Bonjour mon petit bien-aimé, bonjour mon adoré, je commence par te dire que j’ai trouvé ce matin en me levant une lettre de Mme Krafft qui en contient une autre probablement du directeur de la Douane ou de M. Pasquier. Maintenant revenons à nous, mon Toto : j’ai lu le petit album cette nuit. J’ai admiré une seconde fois à travers ton imagination toutes les merveilles de la cathédrale de Sens y compris les vers ravissants que vous n’avez pas écritsa sur la pierre [1] de ce pauvre petit cercueil que nous avons rencontré à l’église. Mais pour ne les avoir pas écritsa sur sa pierre, ils n’en sont pas moins BEAUX, moins doux, ni moins admirables et je vous reconnais le droit de dire que vous les avez écritsa partout où vous voudrez. Je voudrais savoir aussi à quel Louis sont adressés les vers que vous avez trouvé moyen de faire le jour si triste où nous sommes rentrés dans Paris [2] ? Je ne pense pas que ce soit pour Louis Boulanger car ces vers parlent d’un homme distrait, viveur, gobelotteurb et bambocheur qui n’est pas le caractère distinctif du Boulanger que vous m’avez toujours dépeint comme un homme sombre, sans amour, ne vivant que pour la peinture et pour vous. Il existe donc un autre Louis que celui que je connais ? Et vous l’aimez assez pour oublier le chagrin et le désespoir de la pauvre Juju qui vous adore le jour si triste et si désolé de notre retour à Paris ? Hélas, j’en apprends tous les jours de fort tristes choses de ton amour et j’en prévois de plus tristes encore ! Seulement comme je me sens incapable de supporter un si grand malheur que ton indifférence, je me prépare à brusquer l’événement d’une manière irrésistible pour tous les deux.

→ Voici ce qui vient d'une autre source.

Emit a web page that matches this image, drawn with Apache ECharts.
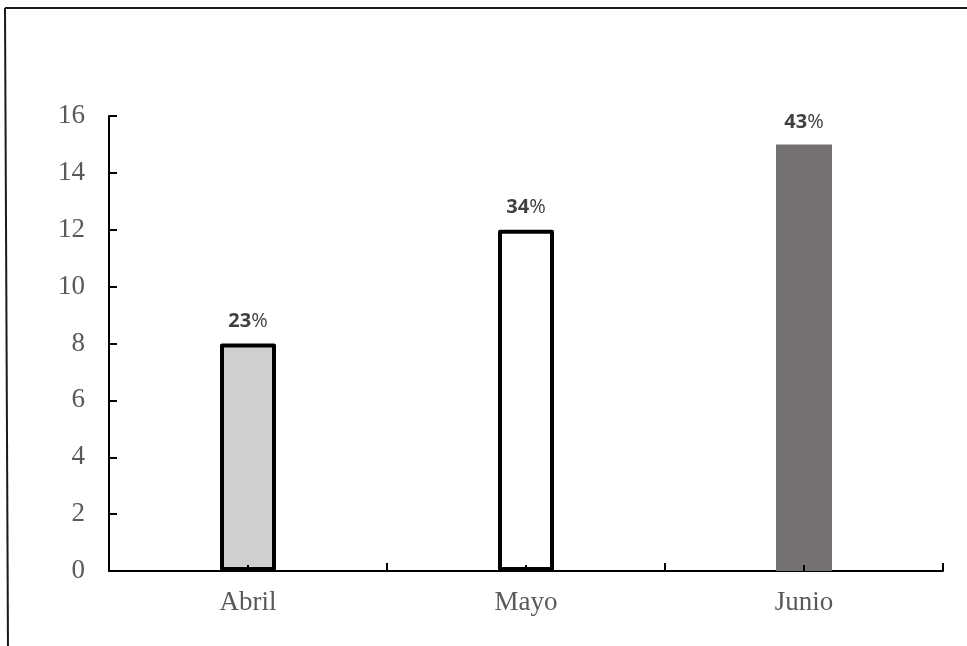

J’ai trop horreur des agonies quelconques pour envisager froidement celle de notre amour, aussi j’y couperai court. D’ailleurs JE NE VEUX PAS QUE TU M’OUBLIES.

Juliette

BnF, Mss, NAF 16341, f. 74-75
Transcription de Chantal Brière

a) « écrit ».
b) « jobloteur ».


20 janvier [1840], lundi soir, 5 h.

Voici la nuit, mon bon petit homme, je ne t’ai pas encore vu. Mais cependant j’espère bien que tu ne tarderas pas à venir. En attendant je vais commencer tout de suite à copier. J’ai fait acheter du papier, ainsi rien ne me retient, je vais commencer tout de suite. Je suis en peine de savoir si c’est aujourd’hui que tu dois étrenner tes petites bauttes ? Il me semble que si tu n’as pas à faire le BEAU ce soir il aurait été plus logique de commencer par emporter les bottes à Liège [3] ? Au reste cela te regarde et me regarde encore plus, et si je tiens à le savoir rien ne me sera si facile, en somme, car le jour où le soupçon me tiendra trop fort je prendrais tous les moyens pour en avoir le cœur net ; ce qui est assez juste, n’est-ce pas mon Toto ? En attendant je fais vie qui dure et je me tourmente le mieux que je peux. Je t’aime par-dessus tout, c’est tout ce que tu as le droit d’exiger, le reste m’appartient et je peux en faire ce que je voudrai. Pour le moment j’en fais de la jalousie et de la tristesse. Jour Toto, papa est bien i. Jour onjour. Baise-moi, aime-moi et sois-moi fidèle, mon pauvre bien adoré, car ce serait un bien grand crime vraiment que de me tromper. Je te suis si fidèle, moi, si dévouéea, si dévote qu’il y aurait plus que de la cruauté à ne pas m’aimer de tout ton cœur.

Juliette

BnF, Mss, NAF 16341, f. 76-77
Transcription de Chantal Brière

a) « dévoué ».

Notes

[1Victor Hugo et Juliette ont visité Sens les 23 et 24 octobre 1839. Hugo fait une très longue description de la cathédrale qui s’achève par le récit de l’enterrement d’un enfant et quatre vers qu’il dit avoir inscrits sur la pierre tombale : « Enfant ! que je te porte envie !/ Ta barque neuve échoue au port./ Qu’as-tu donc fait pour que ta vie / Ait si tôt mérité la mort ? ». Ces vers seront publiés dans Toute la Lyre (III, 22).

[2Poème daté du 26 octobre 1839, « Louis, je te connais. Quoi que dise l’envie… », Océan vers.

[3Étape du voyage que Hugo et Juliette feront en septembre et octobre 1840.